Forum seeks ways to make Gate City a cultural mecca

NASHUA – All the good things that make the city livable don’t necessarily make it sellable as a cultural hub or arts destination.

During a cultural planning forum last week at Nashua Community College, many of the 50 or so attendees listed a litany of attributes that distinguish Nashua from Manchester to the north and Lowell, Mass., to the south.

Discussion kept returning to Nashua’s “small-town feel” and its recognition by national magazines as the best place to live in America and one of the 50 best places to raise children.

That’s when Ron Kraus felt compelled to speak up.

“From a business perspective, ‘comfortable, cozy and modern’ doesn’t translate to dollars and cents,” said Kraus, who owns a dental-supply business.

“What translates to dollars and cents are the Verizon Wireless Arena and a successful baseball team.”

By the simple act of naming two things Manchester has and Nashua lacks, Kraus defined the challenge that had toppled past efforts to create a climate for the arts here: finding a way to involve the business community and build a financial base to turn vision into reality.

The forum was organized by Mayor Donnalee Lozeau and moderated by Margie Butler, former director of a cultural economic development project in New Bedford, Mass., and a senior consultant for a creative marketing strategy firm in New York.

Liz Racioppi, past president of an arts group and a business owner, also assisted in moderating the forum.

The intent was to gather input from invited guests representing a mix of arts organizations, artists, and business and community leaders.
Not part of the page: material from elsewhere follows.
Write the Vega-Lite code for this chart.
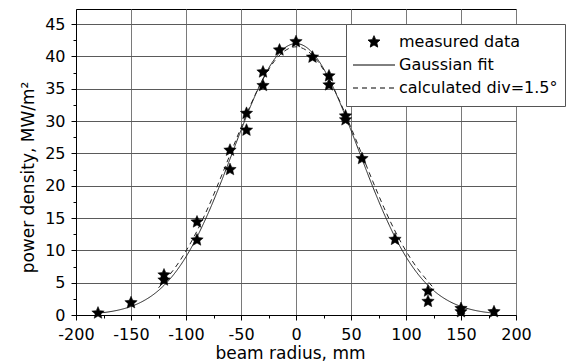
{
  "$schema": "https://vega.github.io/schema/vega-lite/v6.json",
  "width": 440,
  "height": 306,
  "autosize": {"type": "none"},
  "padding": {"left": 76, "top": 9, "right": 65, "bottom": 48},
  "background": "white",
  "datasets": {
    "stars": [
      {"series": "measured data", "x": -180, "y": 0.3},
      {"series": "measured data", "x": -150, "y": 1.9},
      {"series": "measured data", "x": -120, "y": 6.2},
      {"series": "measured data", "x": -120, "y": 5.4},
      {"series": "measured data", "x": -90, "y": 14.4},
      {"series": "measured data", "x": -90, "y": 11.6},
      {"series": "measured data", "x": -60, "y": 25.5},
      {"series": "measured data", "x": -60, "y": 22.5},
      {"series": "measured data", "x": -45, "y": 31.2},
      {"series": "measured data", "x": -45, "y": 28.6},
      {"series": "measured data", "x": -30, "y": 37.6},
      {"series": "measured data", "x": -30, "y": 35.5},
      {"series": "measured data", "x": -15, "y": 41.0},
      {"series": "measured data", "x": 0, "y": 42.3},
      {"series": "measured data", "x": 15, "y": 39.9},
      {"series": "measured data", "x": 30, "y": 37.0},
      {"series": "measured data", "x": 30, "y": 35.6},
      {"series": "measured data", "x": 45, "y": 30.8},
      {"series": "measured data", "x": 45, "y": 30.2},
      {"series": "measured data", "x": 60, "y": 24.2},
      {"series": "measured data", "x": 90, "y": 11.7},
      {"series": "measured data", "x": 120, "y": 3.7},
      {"series": "measured data", "x": 120, "y": 2.1},
      {"series": "measured data", "x": 150, "y": 1.0},
      {"series": "measured data", "x": 150, "y": 0.5},
      {"series": "measured data", "x": 180, "y": 0.5}
    ],
    "curves": [
      {"series": "Gaussian fit", "x": -180, "y": 0.29},
      {"series": "Gaussian fit", "x": -170, "y": 0.49},
      {"series": "Gaussian fit", "x": -160, "y": 0.82},
      {"series": "Gaussian fit", "x": -150, "y": 1.32},
      {"series": "Gaussian fit", "x": -140, "y": 2.06},
      {"series": "Gaussian fit", "x": -130, "y": 3.12},
      {"series": "Gaussian fit", "x": -120, "y": 4.58},
      {"series": "Gaussian fit", "x": -110, "y": 6.52},
      {"series": "Gaussian fit", "x": -100, "y": 9.01},
      {"series": "Gaussian fit", "x": -90, "y": 12.07},
      {"series": "Gaussian fit", "x": -80, "y": 15.69},
      {"series": "Gaussian fit", "x": -70, "y": 19.76},
      {"series": "Gaussian fit", "x": -60, "y": 24.14},
      {"series": "Gaussian fit", "x": -50, "y": 28.59},
      {"series": "Gaussian fit", "x": -40, "y": 32.84},
      {"series": "Gaussian fit", "x": -30, "y": 36.57},
      {"series": "Gaussian fit", "x": -20, "y": 39.49},
      {"series": "Gaussian fit", "x": -10, "y": 41.36},
      {"series": "Gaussian fit", "x": 0, "y": 42.0},
      {"series": "Gaussian fit", "x": 10, "y": 41.36},
      {"series": "Gaussian fit", "x": 20, "y": 39.49},
      {"series": "Gaussian fit", "x": 30, "y": 36.57},
      {"series": "Gaussian fit", "x": 40, "y": 32.84},
      {"series": "Gaussian fit", "x": 50, "y": 28.59},
      {"series": "Gaussian fit", "x": 60, "y": 24.14},
      {"series": "Gaussian fit", "x": 70, "y": 19.76},
      {"series": "Gaussian fit", "x": 80, "y": 15.69},
      {"series": "Gaussian fit", "x": 90, "y": 12.07},
      {"series": "Gaussian fit", "x": 100, "y": 9.01},
      {"series": "Gaussian fit", "x": 110, "y": 6.52},
      {"series": "Gaussian fit", "x": 120, "y": 4.58},
      {"series": "Gaussian fit", "x": 130, "y": 3.12},
      {"series": "Gaussian fit", "x": 140, "y": 2.06},
      {"series": "Gaussian fit", "x": 150, "y": 1.32},
      {"series": "Gaussian fit", "x": 160, "y": 0.82},
      {"series": "Gaussian fit", "x": 170, "y": 0.49},
      {"series": "Gaussian fit", "x": 180, "y": 0.29},
      {"series": "calculated div=1.5°", "x": -125, "y": 4.2},
      {"series": "calculated div=1.5°", "x": -120, "y": 5.2},
      {"series": "calculated div=1.5°", "x": -110, "y": 7.3},
      {"series": "calculated div=1.5°", "x": -100, "y": 9.9},
      {"series": "calculated div=1.5°", "x": -90, "y": 13.0},
      {"series": "calculated div=1.5°", "x": -80, "y": 16.6},
      {"series": "calculated div=1.5°", "x": -70, "y": 20.6},
      {"series": "calculated div=1.5°", "x": -60, "y": 24.8},
      {"series": "calculated div=1.5°", "x": -50, "y": 29.0},
      {"series": "calculated div=1.5°", "x": -40, "y": 33.0},
      {"series": "calculated div=1.5°", "x": -30, "y": 36.5},
      {"series": "calculated div=1.5°", "x": -20, "y": 39.2},
      {"series": "calculated div=1.5°", "x": -10, "y": 40.9},
      {"series": "calculated div=1.5°", "x": 0, "y": 41.5},
      {"series": "calculated div=1.5°", "x": 10, "y": 40.9},
      {"series": "calculated div=1.5°", "x": 20, "y": 39.2},
      {"series": "calculated div=1.5°", "x": 30, "y": 36.5},
      {"series": "calculated div=1.5°", "x": 40, "y": 33.0},
      {"series": "calculated div=1.5°", "x": 50, "y": 29.0},
      {"series": "calculated div=1.5°", "x": 60, "y": 24.8},
      {"series": "calculated div=1.5°", "x": 70, "y": 20.6},
      {"series": "calculated div=1.5°", "x": 80, "y": 16.6},
      {"series": "calculated div=1.5°", "x": 90, "y": 13.0},
      {"series": "calculated div=1.5°", "x": 100, "y": 9.9},
      {"series": "calculated div=1.5°", "x": 110, "y": 7.3},
      {"series": "calculated div=1.5°", "x": 120, "y": 5.2},
      {"series": "calculated div=1.5°", "x": 125, "y": 4.2}
    ]
  },
  "encoding": {
    "x": {
      "field": "x",
      "type": "quantitative",
      "scale": {"domain": [-200, 200], "nice": false, "zero": false},
      "axis": {
        "title": "beam radius, mm",
        "values": [-200, -175, -150, -125, -100, -75, -50, -25, 0, 25, 50, 75, 100, 125, 150, 175, 200],
        "labelExpr": "datum.value % 50 === 0 ? '' + datum.value : ''",
        "tickSize": {"condition": {"test": "datum.value % 50 === 0", "value": 5}, "value": 3},
        "gridColor": {"condition": {"test": "datum.value % 50 === 0", "value": "#7a7a7a"}, "value": "rgba(0,0,0,0)"},
        "labelPadding": 6,
        "labelFlush": false,
        "labelOverlap": false,
        "titleX": 214,
        "titleY": 43,
        "titleAlign": "center",
        "titleBaseline": "alphabetic"
      }
    },
    "y": {
      "field": "y",
      "type": "quantitative",
      "scale": {"domain": [0, 47.35], "nice": false, "zero": false},
      "axis": {
        "title": "power density, MW/m²",
        "values": [0, 2.5, 5, 7.5, 10, 12.5, 15, 17.5, 20, 22.5, 25, 27.5, 30, 32.5, 35, 37.5, 40, 42.5, 45],
        "labelExpr": "datum.value % 5 === 0 ? '' + datum.value : ''",
        "tickSize": {"condition": {"test": "datum.value % 5 === 0", "value": 5}, "value": 3},
        "gridColor": {"condition": {"test": "datum.value % 5 === 0", "value": "#5a5a5a"}, "value": "rgba(0,0,0,0)"},
        "labelPadding": 6,
        "labelFlush": false,
        "labelOverlap": false,
        "titleAngle": -90,
        "titleX": -42.5,
        "titleY": 168,
        "titleAlign": "center",
        "titleBaseline": "alphabetic"
      }
    }
  },
  "layer": [
    {
      "data": {"name": "curves"},
      "mark": {"type": "line", "stroke": "#222222", "strokeWidth": 1, "interpolate": "monotone"},
      "encoding": {
        "strokeDash": {
          "field": "series",
          "type": "nominal",
          "scale": {
            "domain": ["measured data", "Gaussian fit", "calculated div=1.5°"],
            "range": [[1, 0], [1, 0], [5, 4]]
          },
          "legend": {
            "title": null,
            "labelExpr": "datum.label + '\u00a0\u00a0\u2009'",
            "encode": {"symbols": {"update": {"stroke": {"value": "#000000"}, "strokeWidth": {"value": 1}}}}
          }
        }
      }
    },
    {
      "data": {"name": "stars"},
      "mark": {"type": "point", "filled": true, "fill": "black", "stroke": "black", "strokeWidth": 0.5, "size": 1880, "opacity": 1},
      "encoding": {
        "shape": {
          "field": "series",
          "type": "nominal",
          "scale": {
            "domain": ["measured data", "Gaussian fit", "calculated div=1.5°"],
            "range": ["M0,-0.3L0.0811,-0.1116L0.2853,-0.0927L0.1312,0.0426L0.1763,0.2427L0,0.138L-0.1763,0.2427L-0.1312,0.0426L-0.2853,-0.0927L-0.0811,-0.1116Z", "stroke", "stroke"]
          },
          "legend": {
            "title": null,
            "labelExpr": "datum.label + '\u00a0\u00a0\u2009'",
            "encode": {"symbols": {"update": {"stroke": {"value": "#000000"}, "strokeWidth": {"value": 1}}}}
          }
        }
      }
    }
  ],
  "config": {
    "font": "DejaVu Sans",
    "view": {"stroke": "#000000", "strokeWidth": 1},
    "axis": {
      "domainColor": "#000000",
      "domainWidth": 1,
      "tickColor": "#000000",
      "tickWidth": 1,
      "grid": true,
      "gridWidth": 1,
      "gridOpacity": 1,
      "labelFont": "DejaVu Sans",
      "labelFontSize": 16,
      "labelColor": "#000000",
      "titleFont": "DejaVu Sans",
      "titleFontSize": 17,
      "titleFontWeight": "normal",
      "titleColor": "#000000"
    },
    "legend": {
      "orient": "none",
      "legendX": 270,
      "legendY": 15,
      "padding": 6.5,
      "clipHeight": 23,
      "rowPadding": 0,
      "labelOffset": 3.5,
      "labelFont": "DejaVu Sans",
      "labelFontSize": 16,
      "labelColor": "#000000",
      "labelLimit": 400,
      "fillColor": "white",
      "strokeColor": "#555555",
      "symbolSize": 1764,
      "symbolStrokeWidth": 1,
      "symbolFillColor": "#000000",
      "symbolStrokeColor": "#000000",
      "symbolOpacity": 1
    }
  }
}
The forum was a prelude to the mayor naming a steering committee, which after two months of work will help create a city cultural commission.

Attending the forum were representatives from theater, dance and music groups, artists and galleries, teachers and schools, the N.H. State Council on the Arts and other agencies, the Greater Nashua Chamber of Commerce and Great American Downtown officials, the superintendent of schools, community development and economic development directors, and other city officials.

The recession shouldn’t deter the city’s efforts, Butler said.”As far as economic impact, it’s a particularly relevant time to talk about arts and culture,” she said.

As wallets tighten, people might find the local arts scene an affordable alternative to other forms of entertainment, Butler said.

Plus, studies have shown that audience members who attend events or performances tend to spend money at restaurants and stores while they’re in town, she said.

“I think there is even more opportunity now,” Butler said.

In 2005, the city’s then-economic development director put together a series of three workshops on the arts. Those workshops engendered the successful Arts Walks and an organization called City Arts Nashua, or CAN, which brought arts groups together to help promote various shows and arts happenings in the city.

Lozeau said Thursday that CAN remains an important part of the arts scene. But a city cultural commission would have more clout, she said. It also would be able to set priorities for disbursing grants and city funding to arts organizations, she said.

The forum centered on such familiar themes as marketing performances and special events and improving arts facilities. Lozeau steered discussion away from creating a new arts center – huge, sometimes gargantuan costs killed past proposals for a center.

Instead, Lozeau said the focus should be on how to make the most of existing facilities.

Discussion also touched on creating a brand name or slogan that would identify Nashua as a cultural hotspot.

“If you don’t have the message, you have nothing to market,” said Mark Cookson, a Ward 1 alderman who coordinated one of a handful of small group discussions.

Those groups explored optimizing existing facilities, merging facilities with educational opportunities, encouraging public art, creating and marketing a brand for Nashua’s culture, creating a citywide special event that could serve as a centerpiece for promoting the arts and establishing an urban arts colony for resident artists.

Ultimately, the city cultural commission could assist in boosting the downtown’s economic vitality, as well as setting its sight on “the holy grail” of making Nashua a cultural destination, Butler said.